In 2009, I was introduced to Stacey Park‘s work via her blog written under the handle “Crip Chick.” I wasn’t really an *out* disabled person at the time. I didn’t know anything about disability other than my very personal sense of disabled identity, which included sprinklings shame, isolation, and frustration — feelings that were hard to shake despite personal achievement.
It would take 5+ more years for me to discover the bigger, broader, historic world of disability through disability studies. But I can clock my transformation to the seed placed in me by Stacey. Without that seed, my identity couldn’t have been nurtured and watered by dozens of others in the disability community.
One of her ideas, that has stuck with me for 10 years, is her question: “Why do we always interact with each other in a social work-y way? Why do we think this is a program?” This life … it’s not a program. My life, it’s not a program. Our disabled lives are bigger, fuller, messier, uglier and more beautiful than we ever imagined. Stacey gave me this. She gave me a vision of what was available to me, through finding my people.
One time I saw her having lunch with a friend in a cafe in Oakland, and I was too shy to say hello. Because she was a celebrity. And I didn’t want to interrupt her lunch.

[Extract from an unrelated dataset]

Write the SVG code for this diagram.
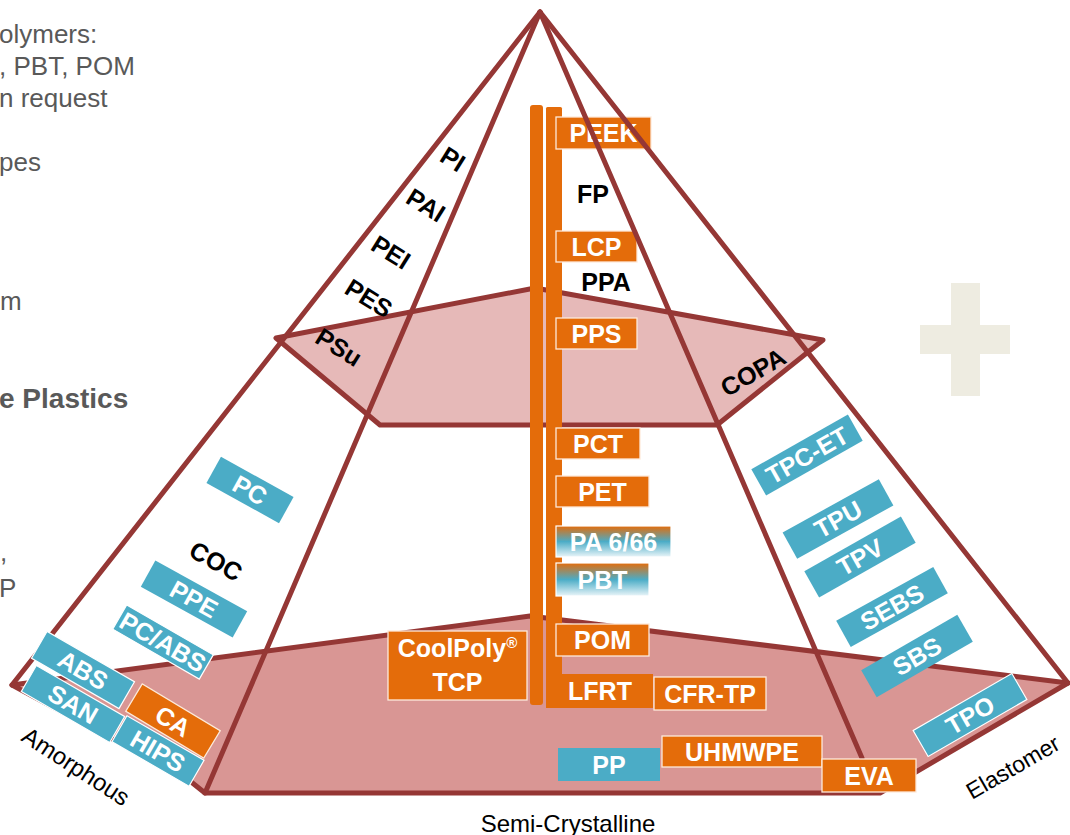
<svg xmlns="http://www.w3.org/2000/svg" width="1070" height="835" viewBox="0 0 1070 835">
<style>
.edge{fill:none;stroke:#953735;stroke-width:5;stroke-linejoin:round;stroke-linecap:round}
.band1{fill:#E6B9B8;stroke:#953735;stroke-width:5;stroke-linejoin:round}
.band2{fill:#D99694;stroke:#953735;stroke-width:5;stroke-linejoin:round}
.bar{fill:#E46C0A}
.o{fill:#E46C0A;stroke:#FDEADA;stroke-width:1.3}
.b{fill:#4BACC6;stroke:#fff;stroke-width:1.2}
.t{font-family:"Liberation Sans",Arial,sans-serif;font-weight:bold;font-size:25px;fill:#fff;text-anchor:middle}
.k{font-family:"Liberation Sans",Arial,sans-serif;font-weight:bold;font-size:25px;fill:#000;text-anchor:middle}
.ax{font-family:"Liberation Sans",Arial,sans-serif;font-size:24px;fill:#000}
.g{font-family:"Liberation Sans",Arial,sans-serif;font-size:26px;fill:#595959}
</style>
<defs>
<linearGradient id="grad" x1="0" y1="0" x2="0" y2="1">
<stop offset="0" stop-color="#E46C0A"/>
<stop offset="0.5" stop-color="#4BACC6"/>
<stop offset="1" stop-color="#EAF5F9"/>
</linearGradient>
</defs>

<g id="side-text">
<text class="g" x="-1" y="43">olymers:</text>
<text class="g" x="-1" y="75">, PBT, POM</text>
<text class="g" x="-1" y="107">n request</text>
<text class="g" x="-1" y="171">pes</text>
<text class="g" x="0" y="310">m</text>
<text class="g" x="-1" y="408" style="font-weight:bold;font-size:28px">e Plastics</text>
<text class="g" x="0" y="561">,</text>
<text class="g" x="-1" y="597">P</text>
</g>

<g id="plus" fill="#EEECE1">
<rect x="951" y="283" width="29" height="113"/>
<rect x="920" y="325" width="90" height="29"/>
</g>

<g id="bands">
<polygon class="band2" points="12,685 530,616 1068,683 880,793 205,793 190,781"/>
<polygon class="band1" points="276,338 535,288 823,340 717,425 380,425"/>
</g>

<g id="pole">
<rect class="bar" x="530" y="105" width="13" height="600" rx="3"/>
<rect class="bar" x="546" y="107" width="16" height="601" rx="1.5"/>
</g>

<g id="pole-labels">
<g id="PEEK"><rect class="o" x="556" y="117" width="95" height="32"/><text class="t" x="603.5" y="142">PEEK</text></g>
<g id="LCP"><rect class="o" x="556" y="231" width="81" height="31"/><text class="t" x="596.5" y="255.5">LCP</text></g>
<g id="PPS"><rect class="o" x="556" y="318" width="81" height="31"/><text class="t" x="596.5" y="342.5">PPS</text></g>
<g id="PCT"><rect class="o" x="556" y="428" width="84" height="31"/><text class="t" x="598" y="452.5">PCT</text></g>
<g id="PET"><rect class="o" x="556" y="476" width="93" height="31"/><text class="t" x="602.5" y="500.5">PET</text></g>
<g id="PA66"><rect x="556" y="526" width="115" height="31" fill="url(#grad)" stroke="#fff" stroke-width="1.2"/><text class="t" x="613.5" y="550.5">PA 6/66</text></g>
<g id="PBT"><rect x="556" y="563" width="93" height="33" fill="url(#grad)" stroke="#fff" stroke-width="1.2"/><text class="t" x="602.5" y="588.5">PBT</text></g>
<g id="POM"><rect class="o" x="556" y="624" width="93" height="32"/><text class="t" x="602.5" y="649">POM</text></g>
<g id="LFRT"><rect class="o" x="546" y="674" width="107" height="34" style="stroke:none"/><text class="t" x="600" y="700">LFRT</text></g>
<g id="CFRTP"><rect class="o" x="654" y="677" width="112" height="33"/><text class="t" x="710" y="702.5">CFR-TP</text></g>
<g id="CoolPoly"><rect class="o" x="388" y="631" width="139" height="69"/><text class="t" x="457.5" y="657">CoolPoly<tspan style="font-size:15px" dy="-9">®</tspan></text><text class="t" x="457.5" y="691">TCP</text></g>
<g id="FP"><text class="k" x="593" y="203">FP</text></g>
<g id="PPA"><text class="k" x="606" y="291">PPA</text></g>
</g>

<g id="connectors">
<path class="edge" d="M540,12 L12,685"/>
<path class="edge" d="M540,12 L205,793"/>
<path class="edge" d="M540,12 L862,758"/>
<path class="edge" d="M540,12 L1068,683"/>
</g>

<g id="bottom-labels">
<g id="PP"><rect x="558" y="748" width="102" height="33" fill="#4BACC6"/><text class="t" x="609" y="773.5">PP</text></g>
<g id="UHMWPE"><rect class="o" x="662" y="736" width="160" height="31"/><text class="t" x="742" y="760.5">UHMWPE</text></g>
<g id="EVA"><rect class="o" x="822" y="759" width="94" height="33"/><text class="t" x="869" y="784.5">EVA</text></g>
</g>

<g id="amorphous-labels">
<g id="PI" transform="translate(453,159) rotate(32)"><text class="k" y="9">PI</text></g>
<g id="PAI" transform="translate(426,205) rotate(32)"><text class="k" y="9">PAI</text></g>
<g id="PEI" transform="translate(391,252) rotate(32)"><text class="k" y="9">PEI</text></g>
<g id="PES" transform="translate(369,298) rotate(32)"><text class="k" y="9">PES</text></g>
<g id="PSu" transform="translate(339,347) rotate(32)"><text class="k" y="9">PSu</text></g>
<g id="PC" transform="translate(250,490) rotate(29)"><rect class="b" x="-41.5" y="-15" width="83" height="30" style="stroke:none"/><text class="t" y="9">PC</text></g>
<g id="COC" transform="translate(216,561) rotate(29)"><text class="k" y="9">COC</text></g>
<g id="PPE" transform="translate(194,599) rotate(29)"><rect class="b" x="-52.5" y="-15" width="105" height="30" style="stroke:none"/><text class="t" y="9">PPE</text></g>
<g id="PCABS" transform="translate(163,642) rotate(30)"><rect class="b" x="-50" y="-14" width="100" height="28"/><text class="t" y="9">PC/ABS</text></g>
<g id="ABS" transform="translate(83,670) rotate(30)"><rect class="b" x="-50.5" y="-15.5" width="101" height="31"/><text class="t" y="9">ABS</text></g>
<g id="SAN" transform="translate(73,704) rotate(30)"><rect class="b" x="-51" y="-15" width="102" height="30"/><text class="t" y="9">SAN</text></g>
<g id="CA" transform="translate(173,721) rotate(31)"><rect class="o" x="-45.5" y="-16" width="91" height="32"/><text class="t" y="9">CA</text></g>
<g id="HIPS" transform="translate(158,751) rotate(30)"><rect class="b" x="-44.5" y="-15" width="89" height="30"/><text class="t" y="9">HIPS</text></g>
</g>

<g id="elastomer-labels">
<g id="COPA" transform="translate(753,372) rotate(-30)"><text class="k" y="9">COPA</text></g>
<g id="TPCET" transform="translate(807,455) rotate(-29.5)"><rect class="b" x="-55.5" y="-15" width="111" height="30" style="stroke:none"/><text class="t" y="9">TPC-ET</text></g>
<g id="TPU" transform="translate(838,519) rotate(-29)"><rect class="b" x="-55" y="-15" width="110" height="30" style="stroke:none"/><text class="t" y="9">TPU</text></g>
<g id="TPV" transform="translate(860,557) rotate(-29.5)"><rect class="b" x="-55.5" y="-15" width="111" height="30" style="stroke:none"/><text class="t" y="9">TPV</text></g>
<g id="SEBS" transform="translate(892,607) rotate(-29)"><rect class="b" x="-55.5" y="-15" width="111" height="30" style="stroke:none"/><text class="t" y="9">SEBS</text></g>
<g id="SBS" transform="translate(917,656) rotate(-30)"><rect class="b" x="-55.5" y="-15.5" width="111" height="31" style="stroke:none"/><text class="t" y="9">SBS</text></g>
<g id="TPO" transform="translate(970,715) rotate(-30)"><rect class="b" x="-57" y="-15" width="114" height="30"/><text class="t" y="9">TPO</text></g>
</g>

<g id="axis-labels">
<text class="ax" transform="translate(20,740) rotate(33)">Amorphous</text>
<text class="ax" x="568" y="832" text-anchor="middle">Semi-Crystalline</text>
<text class="ax" transform="translate(972,800) rotate(-30)" style="font-size:23px">Elastomer</text>
</g>
</svg>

Recently, I was tracking and learning from her work on mutual aid. And admiring her stance on the rights of people with disabilities to receive care during a pandemic. Again, she’s been guiding me. And again, I’m less alone.
My life is 100X better because of Stacey, and her blog, and her activism, and her vision, and her sense of community. I’m so sad she’s gone. And I’m so sad that I’ll never have the opportunity to interrupt her lunch like a giddy fan girl. Much love to all who loved her.